Researchers and designers are often tasked with creating a solution to a challenge they have not encountered before.
They typically know how to approach a task in principle, but lack a specific solution. Many of today’s AI tools are developed through training on large datasets with many examples of how to solve a task, but advances in one- or zero-shot learning are creating AI agents that can learn how to perform a task based on only a few examples, or without having seen any data about the task. A prototype, published in 2022, leveraged these methods to create an AI assistant that could support a human user in making a series of interrelated decisions, demonstrating the effectiveness of combining AI advice and human decision-making.

The goals or focus of research projects often change as new knowledge emerges, new problems arise, or scientific interests shift.
To keep pace with these changes – without disrupting research activity by retraining an AI system – AI assistants need to be capable of identifying user goals even when they are not clearly specified, and adapting to those goals as they change. This implies a form of social intelligence through which AI agents can communicate with their users to better understand their intent and interests, which in turn invokes a type of inverse reinforcement learning through which AI agents observe a user’s activities and use those observations to deduce what they are trying to achieve.  A new framework for generative user models creates a basis for such agents, providing a mechanism to model what goals the user might have from their behaviour and plan how best to assist them in response.

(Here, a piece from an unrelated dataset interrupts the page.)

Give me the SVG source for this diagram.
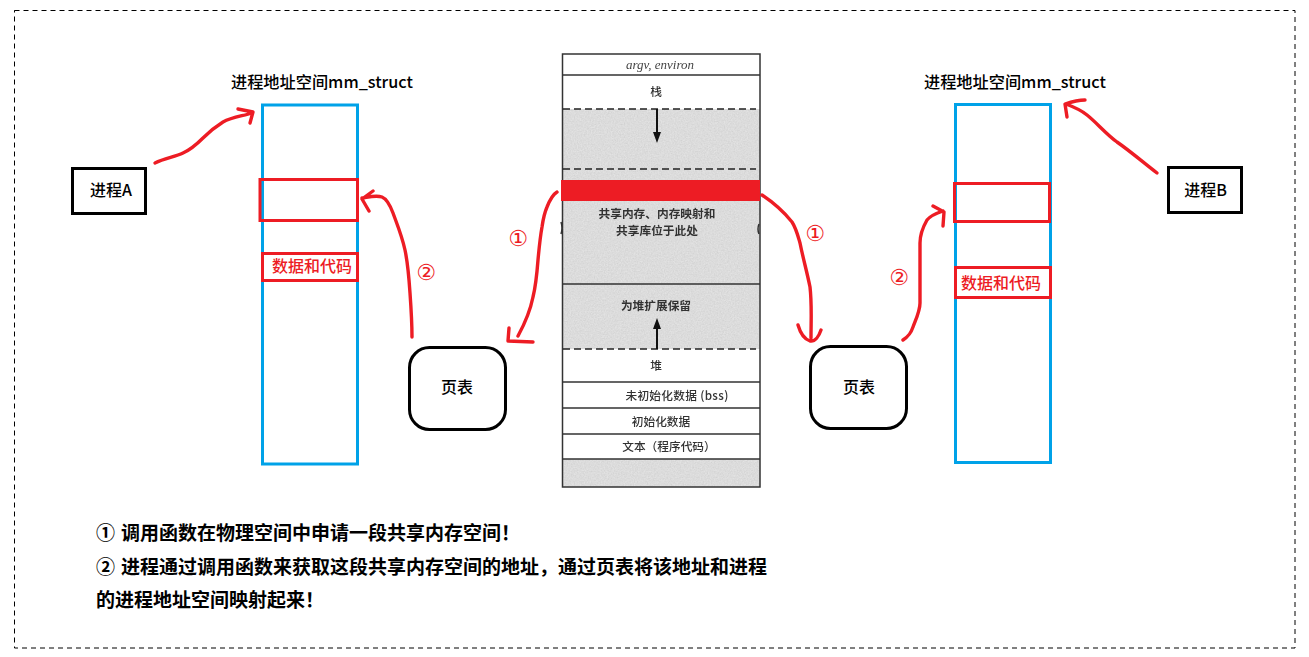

For many researchers or designers, human creativity and autonomy are important aspects of their work.
These priorities can be in tension with approaches to AI development that focus on automation of (currently human-performed) tasks. To respond to this desire to have an active role in the design process, AI systems need to be able to work with human users as an active participant, keeping the designer in the loop and providing interfaces that empower the designer in decision-making.  

Building on the proof of concept demonstrated by the methodological advances described above, these ideas are being trialled in practice. 2022 saw the first pilot virtual laboratories established in drug design, sustainable mobility, and atmospheric science.  Further progress will benefit from broader purpose AI tools that can be developed in one domain and applied in others, alongside further demonstrator projects to show the value of these methods in practice.